Tom Palmer
CEO: Newmont Mining
‘We’ll look at the portfolio ... and then think carefully about how we might rationalise our portfolio in the next 12 to 24 months’
THE downside of being the world’s largest gold producer is replacing reserves, or risk being seen in decline. That’s the double-edged sword Newmont CEO Tom Palmer faces daily. Hence the firm’s takeover of Australia’s Newcrest Mining in November. The transaction, the third-largest in Australian history, establishes Newmont as an 8.5 million ounce a year producer. As is normal given the size of the deal, it presages a bit of portfolio management.
Palmer says smaller mines will be sold to recoup $2bn in cash but the group hasn’t yet decided which mines it will sell. Might Ghana’s Akyem qualify? That could depend on the outcome of exploration to assess potential to extend its current six years of reserves via an extension of an underground decline. There are no such fears for Ghana’s Ahafo mining complex, where the monster Ahafo North expansion is expected to add 275,000 to 325,000 oz/year in production from 2025. Palmer describes Ahafo North – which could see total capex of $1.04bn excluding capitalised interest – as “the best unmined gold deposit in West Africa”, with “significant potential” to extend beyond its initial 13-year life of mine.

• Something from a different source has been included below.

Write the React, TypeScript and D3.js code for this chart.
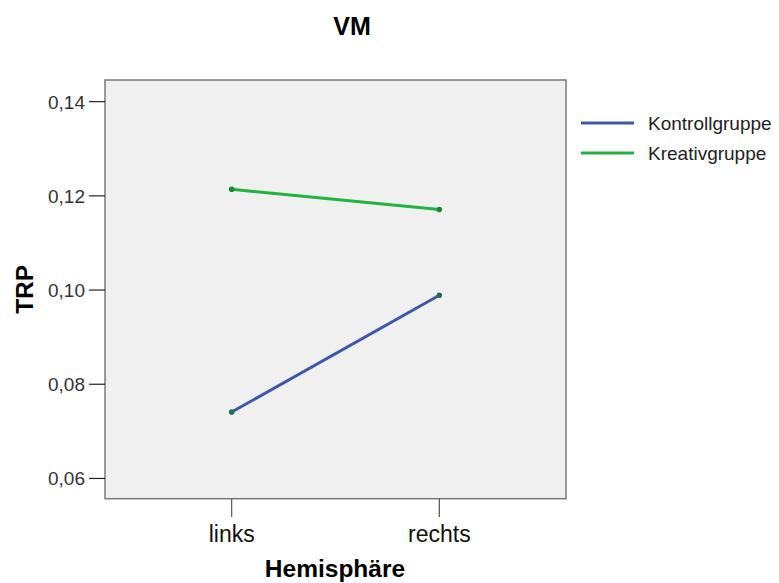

Previously, Palmer worried over access to land in Ghana, saying that cooperation with landowners was essential. This remains a present worry. According to reports in Ghana, one local NGO said Newmont must suspend exploration until farmer compensation was finalised. Newmont said in March 2023 it had set aside $14m for resettlement packages. One other noteworthy event: former Anglo American Platinum CEO Natascha Viljoen made the jump from Johannesburg to Denver, US, where she is now Newmont’s COO and, quite possibly, its next CEO.
LIFE OF TOM
Palmer is an engineer by profession, holding a Bachelor of Engineering degree and a Master of Engineering Science degree from Monash University in Melbourne, Australia. Before joining Newmont, he spent 20 years with Rio Tinto, where he became COO at the group’s Pilbara iron ore mines in Western Australia. Prior to that, Palmer held a number of positions with Rio Tinto. He served in various senior vice-president positions after joining Newmont and before being appointed COO in May 2016.